I’m debating on whether to start a new blog or not. My initial intentions for this blog are nowhere near where I thought they’d be. It was supposed to be about a healthier me. Both physically and mentally. If you’ve even paid attention to a fifth of the blog; you know damn well that’s not what it’s turned out to be. I started out right, then I delve into personal topics that might have gone deeper than intended. Sometimes I’d blog about current events or the people in my life but it’s never really gone anywhere. I wasn’t really expecting anything to happen or to aquire a following. Ultimately, I think that I was just hoping that someone was out there for me. Someone to listen. An overwhelmingly large population of people have a access to view this at any time of the day yet not a single person actually knows me.
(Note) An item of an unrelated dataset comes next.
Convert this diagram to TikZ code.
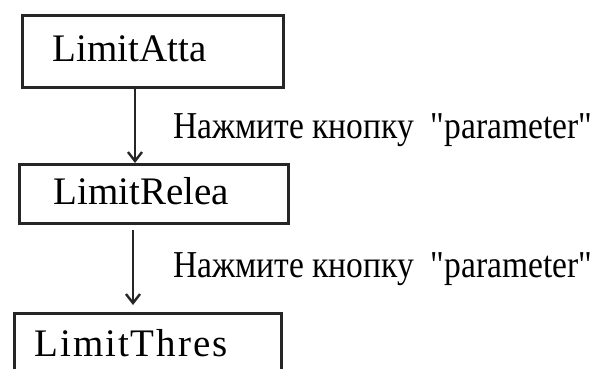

The real me. My parents, boyfriend, brothers, they know me but they don’t. I need to, I want to relate to people.
Obviously a huge chunk of this emptiness is my own fault. I chose not to be outgoingly social. I won’t get into that right now but what am I doing with this blog? I love to write but this isn’t a platform that I can expirment with my creativity. Or is it? There’s only really been a handful of posts over the last 2 years that actually hold any well written pieces.
You know, I think I will keep this one going. Maybe change the format or something but down the thin gravel road of life this might be able to be used as the evolution of someone that doesn’t have direction to be found. Or maybe I’ll start a new blog.